When the slings and arrows of multiple sclerosis (MS) are accompanied by the missiles and mortars the world seems to hurl our way on a recurring basis, I sometimes find that I just … can’t.
Overwhelming news cycles overlap with trying MS symptoms. Difficult financial times are laminated with impending dread. Increased family commitments occur simultaneously with a lack of ability to fulfill them. The next plane we have responsibility for is taking off as we’re still trying to land this one.
And, if we let it, the world around us will demand more even if we are pulling a muscle trying to meet its current demands.
Sometimes it’s all just too much, and though there are no time-outs once you’ve graduated the second grade, I sometimes have to toss a yellow flag before I’m forced to throw in the towel altogether.
Let’s Not Wait for Society to Decide We Can Take a Break
You hear the phrase off and on in the public domain: “It’s okay to not be okay” — often after someone has succumbed to their own demons when the rest of the world thought they were getting on just fine.
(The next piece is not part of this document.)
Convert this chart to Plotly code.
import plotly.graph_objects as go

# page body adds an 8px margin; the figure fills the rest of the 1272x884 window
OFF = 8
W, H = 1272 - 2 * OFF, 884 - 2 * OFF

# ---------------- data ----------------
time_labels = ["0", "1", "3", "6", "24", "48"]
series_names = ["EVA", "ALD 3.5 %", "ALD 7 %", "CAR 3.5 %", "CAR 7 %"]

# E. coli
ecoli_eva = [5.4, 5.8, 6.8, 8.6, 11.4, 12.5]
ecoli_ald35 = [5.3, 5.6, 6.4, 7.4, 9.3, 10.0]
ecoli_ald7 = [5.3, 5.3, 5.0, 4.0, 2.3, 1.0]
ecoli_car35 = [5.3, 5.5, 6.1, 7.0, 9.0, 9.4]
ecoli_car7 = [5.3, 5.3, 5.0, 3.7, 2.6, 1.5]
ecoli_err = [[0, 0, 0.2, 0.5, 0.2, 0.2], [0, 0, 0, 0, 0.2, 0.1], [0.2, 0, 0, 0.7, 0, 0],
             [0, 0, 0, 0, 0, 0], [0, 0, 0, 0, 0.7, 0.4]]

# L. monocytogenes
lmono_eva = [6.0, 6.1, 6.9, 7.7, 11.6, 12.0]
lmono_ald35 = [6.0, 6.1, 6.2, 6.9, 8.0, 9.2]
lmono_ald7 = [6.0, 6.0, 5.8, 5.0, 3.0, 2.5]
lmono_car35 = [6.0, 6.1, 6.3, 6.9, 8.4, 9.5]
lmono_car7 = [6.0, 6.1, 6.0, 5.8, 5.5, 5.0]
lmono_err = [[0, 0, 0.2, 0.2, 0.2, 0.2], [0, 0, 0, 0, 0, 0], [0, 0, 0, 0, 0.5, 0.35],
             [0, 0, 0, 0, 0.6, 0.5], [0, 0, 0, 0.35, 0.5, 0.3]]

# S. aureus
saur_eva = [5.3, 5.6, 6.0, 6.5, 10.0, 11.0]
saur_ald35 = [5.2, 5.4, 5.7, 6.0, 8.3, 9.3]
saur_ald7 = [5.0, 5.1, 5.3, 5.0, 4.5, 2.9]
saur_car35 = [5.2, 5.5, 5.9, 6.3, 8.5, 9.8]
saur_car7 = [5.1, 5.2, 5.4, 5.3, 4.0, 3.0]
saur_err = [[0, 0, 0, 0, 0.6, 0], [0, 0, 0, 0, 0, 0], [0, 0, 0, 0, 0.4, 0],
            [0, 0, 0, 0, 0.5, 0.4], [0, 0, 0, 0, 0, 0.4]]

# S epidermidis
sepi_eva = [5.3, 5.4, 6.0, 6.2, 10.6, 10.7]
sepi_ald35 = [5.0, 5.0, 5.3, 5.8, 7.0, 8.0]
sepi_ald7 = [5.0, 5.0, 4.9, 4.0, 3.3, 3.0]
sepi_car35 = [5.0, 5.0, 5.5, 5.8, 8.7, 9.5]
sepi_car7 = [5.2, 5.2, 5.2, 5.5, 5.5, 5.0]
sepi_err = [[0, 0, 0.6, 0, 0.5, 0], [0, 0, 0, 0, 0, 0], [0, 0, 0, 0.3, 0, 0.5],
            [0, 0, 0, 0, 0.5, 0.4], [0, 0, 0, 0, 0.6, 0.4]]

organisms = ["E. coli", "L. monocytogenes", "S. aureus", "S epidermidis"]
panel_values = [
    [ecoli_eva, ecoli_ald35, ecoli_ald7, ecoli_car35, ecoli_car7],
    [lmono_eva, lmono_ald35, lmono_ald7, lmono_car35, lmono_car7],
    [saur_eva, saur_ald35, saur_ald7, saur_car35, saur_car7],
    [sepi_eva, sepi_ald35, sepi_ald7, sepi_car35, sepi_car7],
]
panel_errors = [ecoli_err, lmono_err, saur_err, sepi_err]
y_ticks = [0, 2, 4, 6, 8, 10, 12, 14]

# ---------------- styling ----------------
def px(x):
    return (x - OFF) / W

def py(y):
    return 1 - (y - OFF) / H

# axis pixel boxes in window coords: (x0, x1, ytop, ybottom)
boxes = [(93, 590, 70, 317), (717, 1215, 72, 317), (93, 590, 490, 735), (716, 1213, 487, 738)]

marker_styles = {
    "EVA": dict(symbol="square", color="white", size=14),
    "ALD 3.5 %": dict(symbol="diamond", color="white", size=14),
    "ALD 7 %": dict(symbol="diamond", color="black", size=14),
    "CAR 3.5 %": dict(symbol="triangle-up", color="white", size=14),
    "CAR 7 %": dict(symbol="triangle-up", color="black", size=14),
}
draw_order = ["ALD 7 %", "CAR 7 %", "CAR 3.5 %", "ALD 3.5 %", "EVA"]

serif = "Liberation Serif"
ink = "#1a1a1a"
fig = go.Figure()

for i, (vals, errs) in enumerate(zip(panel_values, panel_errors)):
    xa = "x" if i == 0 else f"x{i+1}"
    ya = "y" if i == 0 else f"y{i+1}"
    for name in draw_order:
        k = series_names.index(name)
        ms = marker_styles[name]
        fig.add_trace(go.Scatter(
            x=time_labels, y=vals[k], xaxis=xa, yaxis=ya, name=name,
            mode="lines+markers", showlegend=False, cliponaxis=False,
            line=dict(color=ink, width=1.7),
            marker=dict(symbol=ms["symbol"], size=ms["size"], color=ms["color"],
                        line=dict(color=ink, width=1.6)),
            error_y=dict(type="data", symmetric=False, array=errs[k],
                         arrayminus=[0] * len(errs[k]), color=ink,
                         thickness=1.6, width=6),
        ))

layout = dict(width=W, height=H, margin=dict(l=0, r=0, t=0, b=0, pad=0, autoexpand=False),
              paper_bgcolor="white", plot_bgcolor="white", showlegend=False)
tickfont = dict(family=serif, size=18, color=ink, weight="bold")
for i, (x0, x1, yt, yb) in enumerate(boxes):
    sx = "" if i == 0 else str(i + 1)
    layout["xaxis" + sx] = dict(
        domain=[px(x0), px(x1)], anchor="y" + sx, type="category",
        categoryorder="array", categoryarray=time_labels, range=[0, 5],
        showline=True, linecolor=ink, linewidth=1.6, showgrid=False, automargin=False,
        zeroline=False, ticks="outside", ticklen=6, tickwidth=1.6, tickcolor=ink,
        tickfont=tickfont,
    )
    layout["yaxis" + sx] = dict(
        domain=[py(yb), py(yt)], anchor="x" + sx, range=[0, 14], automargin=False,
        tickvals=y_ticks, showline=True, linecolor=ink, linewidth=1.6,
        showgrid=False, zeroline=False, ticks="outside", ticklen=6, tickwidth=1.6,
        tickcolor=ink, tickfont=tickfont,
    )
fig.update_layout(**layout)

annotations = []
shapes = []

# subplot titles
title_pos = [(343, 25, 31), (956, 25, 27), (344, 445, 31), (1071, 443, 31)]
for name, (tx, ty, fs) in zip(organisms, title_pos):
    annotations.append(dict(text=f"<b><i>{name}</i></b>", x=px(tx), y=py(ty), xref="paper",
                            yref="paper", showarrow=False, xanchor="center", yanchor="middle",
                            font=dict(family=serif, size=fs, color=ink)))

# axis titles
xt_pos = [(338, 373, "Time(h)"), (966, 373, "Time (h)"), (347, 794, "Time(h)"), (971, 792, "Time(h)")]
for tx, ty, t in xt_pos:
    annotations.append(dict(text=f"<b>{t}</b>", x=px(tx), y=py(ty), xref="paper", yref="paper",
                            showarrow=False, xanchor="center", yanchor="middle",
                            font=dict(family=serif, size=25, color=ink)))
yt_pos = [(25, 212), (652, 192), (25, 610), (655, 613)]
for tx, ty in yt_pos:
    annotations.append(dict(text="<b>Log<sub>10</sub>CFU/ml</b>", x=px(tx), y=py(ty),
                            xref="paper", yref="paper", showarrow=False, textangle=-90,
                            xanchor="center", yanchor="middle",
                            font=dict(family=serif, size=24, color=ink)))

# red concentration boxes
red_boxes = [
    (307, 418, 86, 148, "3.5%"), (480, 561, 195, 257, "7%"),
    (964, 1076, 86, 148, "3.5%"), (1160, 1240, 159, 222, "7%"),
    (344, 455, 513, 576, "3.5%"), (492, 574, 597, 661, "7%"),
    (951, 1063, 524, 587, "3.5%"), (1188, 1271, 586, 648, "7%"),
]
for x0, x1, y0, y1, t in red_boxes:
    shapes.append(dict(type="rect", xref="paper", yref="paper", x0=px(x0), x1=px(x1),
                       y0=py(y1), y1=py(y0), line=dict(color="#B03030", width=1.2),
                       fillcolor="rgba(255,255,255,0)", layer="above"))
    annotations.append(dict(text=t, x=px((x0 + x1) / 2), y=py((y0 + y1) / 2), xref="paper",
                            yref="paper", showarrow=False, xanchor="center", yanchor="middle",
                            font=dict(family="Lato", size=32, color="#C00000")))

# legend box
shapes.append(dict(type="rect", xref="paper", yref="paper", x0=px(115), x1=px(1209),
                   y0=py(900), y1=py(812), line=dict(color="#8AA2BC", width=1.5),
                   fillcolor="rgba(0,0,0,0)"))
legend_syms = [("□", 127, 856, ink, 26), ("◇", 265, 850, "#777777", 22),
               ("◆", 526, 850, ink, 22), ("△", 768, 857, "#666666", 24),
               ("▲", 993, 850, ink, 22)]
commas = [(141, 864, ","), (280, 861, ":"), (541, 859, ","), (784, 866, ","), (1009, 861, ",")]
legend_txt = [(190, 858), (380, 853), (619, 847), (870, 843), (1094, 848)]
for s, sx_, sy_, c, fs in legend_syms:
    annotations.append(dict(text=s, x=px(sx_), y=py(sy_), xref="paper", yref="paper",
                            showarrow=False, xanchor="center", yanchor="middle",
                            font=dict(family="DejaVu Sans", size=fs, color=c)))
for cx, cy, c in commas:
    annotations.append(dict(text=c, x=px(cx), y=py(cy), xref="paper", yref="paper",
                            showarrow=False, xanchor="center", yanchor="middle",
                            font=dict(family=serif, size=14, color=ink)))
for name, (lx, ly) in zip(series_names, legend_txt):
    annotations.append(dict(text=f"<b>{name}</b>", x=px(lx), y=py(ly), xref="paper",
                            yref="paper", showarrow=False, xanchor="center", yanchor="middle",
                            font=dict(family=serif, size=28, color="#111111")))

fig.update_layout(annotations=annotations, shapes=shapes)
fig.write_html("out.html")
It’s a commentary on society that we have to hear that we have permission to not be 100 percent all of the time. That we hear it in such aftermaths shows just how far society seems to expect us to push ourselves before it’s acceptable to grant ourselves a bit of grace.
Well, if we’re going to get on with anything close to a normal life within the normal that is our new normal, we’re going to have to give ourselves authorization to take a pass when it’s required to live well, rather than when it’s the only lifeline to living at all.
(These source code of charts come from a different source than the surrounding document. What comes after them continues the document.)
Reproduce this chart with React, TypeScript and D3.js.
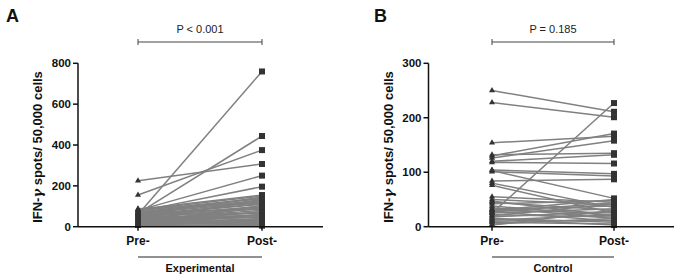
import React from "react";
import * as d3 from "d3";

const groups = ["Pre-", "Post-"];
const tickA = [0, 200, 400, 600, 800];
const tickB = [0, 100, 200, 300];

const preA = [225, 155, 65, 60, 80, 75, 85, 82, 78, 70, 65, 60, 55, 50, 45, 40, 35, 30, 25, 20, 15, 10, 8, 5, 70, 60, 50, 45, 40, 35, 30, 20, 15, 10, 5, 2, 25, 88, 72, 68, 58, 52, 48, 38, 28, 18, 12, 3];
const postA = [307, 375, 444, 760, 250, 196, 155, 150, 140, 130, 120, 145, 110, 100, 125, 90, 80, 70, 60, 50, 40, 30, 20, 10, 85, 65, 45, 35, 55, 25, 15, 95, 75, 105, 60, 5, 135, 115, 138, 128, 112, 98, 88, 70, 48, 32, 22, 12];

const preB = [250, 228, 25, 154, 130, 126, 132, 120, 118, 104, 101, 103, 84, 80, 76, 55, 50, 47, 45, 42, 35, 32, 30, 28, 25, 22, 20, 18, 15, 12, 10, 8, 5, 3, 30, 38, 27, 14];
const postB = [211, 201, 227, 166, 171, 158, 135, 132, 116, 97, 93, 52, 87, 35, 25, 45, 40, 20, 30, 48, 15, 38, 25, 10, 33, 18, 42, 28, 8, 22, 12, 5, 15, 30, 50, 20, 44, 3];

type PanelProps = {
  letter: string;
  letterX: number;
  axisX: number;
  preX: number;
  postX: number;
  axisEnd: number;
  max: number;
  ticks: number[];
  pre: number[];
  post: number[];
  pText: string;
  group: string;
};

const FONT = "Arial, 'Liberation Sans', sans-serif";

function Panel(p: PanelProps) {
  const y = d3.scaleLinear().domain([0, p.max]).range([226.7, 63.3]);
  const x = d3.scalePoint<string>().domain(groups).range([p.preX, p.postX]);
  const line = d3.line<[string, number]>().x((d) => x(d[0])!).y((d) => y(d[1]));
  const pairs = p.pre.map((v, i) => [v, p.post[i]]);
  const xp = x("Pre-")!;
  const xq = x("Post-")!;
  const mid = (xp + xq) / 2;
  const titleY = (y(0) + y(p.max)) / 2 + 2;
  return (
    <g>
      <text x={p.letterX} y={22} fontFamily={FONT} fontWeight="bold" fontSize={18} fill="#111">{p.letter}</text>
      <text x={mid} y={33} fontFamily={FONT} fontSize={11} textAnchor="middle" fill="#222">{p.pText}</text>
      <line x1={xp} x2={xq} y1={42} y2={42} stroke="#444" strokeWidth={1} />
      <line x1={xp} x2={xp} y1={39} y2={45} stroke="#444" strokeWidth={1} />
      <line x1={xq} x2={xq} y1={39} y2={45} stroke="#444" strokeWidth={1} />
      {pairs.map((d, i) => (
        <path key={i} d={line([["Pre-", d[0]], ["Post-", d[1]]])!} stroke="#808080" strokeWidth={1.5} fill="none" />
      ))}
      {p.pre.map((v, i) => (
        <path key={"t" + i} d={d3.symbol(d3.symbolTriangle, 16)()!} transform={`translate(${xp},${y(v)})`} fill="#333" />
      ))}
      {p.post.map((v, i) => (
        <rect key={"s" + i} x={xq - 3} y={y(v) - 3} width={6} height={6} fill="#333" />
      ))}
      <line x1={p.axisX} x2={p.axisX} y1={y(p.max)} y2={y(0)} stroke="#111" strokeWidth={1.5} />
      <line x1={p.axisX} x2={p.axisEnd} y1={y(0)} y2={y(0)} stroke="#111" strokeWidth={1.5} />
      {p.ticks.map((t) => (
        <g key={t}>
          <line x1={p.axisX - 5} x2={p.axisX} y1={y(t)} y2={y(t)} stroke="#111" strokeWidth={1.5} />
          <text x={p.axisX - 7} y={y(t) + 4} fontFamily={FONT} fontWeight="bold" fontSize={11.5} textAnchor="end" fill="#111">{t}</text>
        </g>
      ))}
      {groups.map((g) => (
        <g key={g}>
          <line x1={x(g)!} x2={x(g)!} y1={y(0)} y2={y(0) + 4} stroke="#111" strokeWidth={1.5} />
          <text x={x(g)!} y={245} fontFamily={FONT} fontWeight="bold" fontSize={12} textAnchor="middle" fill="#111">{g}</text>
        </g>
      ))}
      <line x1={xp} x2={xq} y1={257} y2={257} stroke="#222" strokeWidth={1} />
      <text x={mid} y={272} fontFamily={FONT} fontWeight="bold" fontSize={11} textAnchor="middle" fill="#111">{p.group}</text>
      <text transform={`translate(${p.axisX - 36},${titleY}) rotate(-90)`} fontFamily={FONT} fontWeight="bold" fontSize={13} textAnchor="middle" fill="#111">
        IFN-<tspan fontStyle="italic" fontFamily="'DejaVu Serif', serif">γ</tspan> spots/ 50,000 cells
      </text>
    </g>
  );
}

export default function App() {
  return (
    <svg width={682} height={280} style={{ position: "absolute", left: 0, top: 0, background: "#fff" }}>
      <rect width={682} height={280} fill="#fff" />
      <Panel letter="A" letterX={6} axisX={78} preX={138} postX={262} axisEnd={323} max={800} ticks={tickA} pre={preA} post={postA} pText="P < 0.001" group="Experimental" />
      <Panel letter="B" letterX={374} axisX={428.5} preX={492} postX={614} axisEnd={674} max={300} ticks={tickB} pre={preB} post={postB} pText="P = 0.185" group="Control" />
    </svg>
  );
}
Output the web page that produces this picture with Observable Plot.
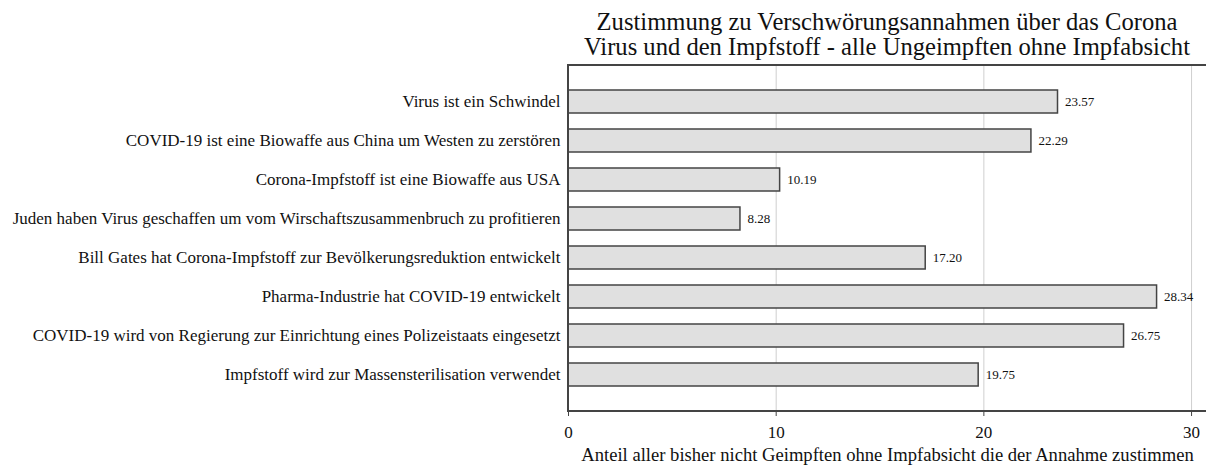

We Need to Give Ourselves Permission to Slow Down
MS is a disease that can make just about every part of our lives more difficult — from getting out of bed at the beginning of the day to staying alert and awake until we’re back in it to every thought, movement, and intention in between.
Multiple sclerosis will rasp away at a positive attitude, plane away our intentions, and poke holes in the buckets in which we carry around our aspirations.
If the world won’t allow us to stop — or at least acknowledge that we must slow down — when the weight of it all has shackled itself to our ankles, then we have to give ourselves the permission that society seems unable to grant.
Not everyone understands the challenges of living with a difficult disease. And even though those people have created some sort of ideal for themselves and have dosed it up with some inspiration porn as to how they think we should fit into their narrative, it’s just not healthful for us to allow.
Some Days MS Is in Control
Some days — contrary to the old MS adage that “MS doesn’t have me; I have MS” — multiple sclerosis does have me.
It’s not because I’m not trying hard enough. It’s not the fault of my diet or exercise regime or attitude or anything within my control. Some days, I’m just not going to meet the lowest expectations, let alone live up to some inflated American exceptionalism.
And that’s okay.
For it not to be all right with someone — anyone — is a warning that they don’t get me and they don’t get my disease. And that means they’ll not get any of me, as those are the people I take off my list rather quickly after more than two decades of finding my way with MS in tow.
Repeat After Me: It’s Okay to Not Be Okay
If you’re having a rough patch — a day, a week, or longer — I’m sorry. Those of us with MS get it, because we’ve all had those. To say MS is a difficult disease to live with is a pithy aphorism if ever I’ve heard one … and I’ve heard my share.
If you’re not okay right now, that’s okay. I say so because we don’t hear it often enough. It seems like the sort of given that we wouldn’t have to utter, let alone one that would be withheld. But because the world won’t say it to us, we need to say it, understand it, and be willing to accept it: It’s okay to not be okay.
And if you sense that I, too, need to reread these words today, tomorrow, and probably a number of times over the next years … you’re right.
Wishing you and your family the best of health.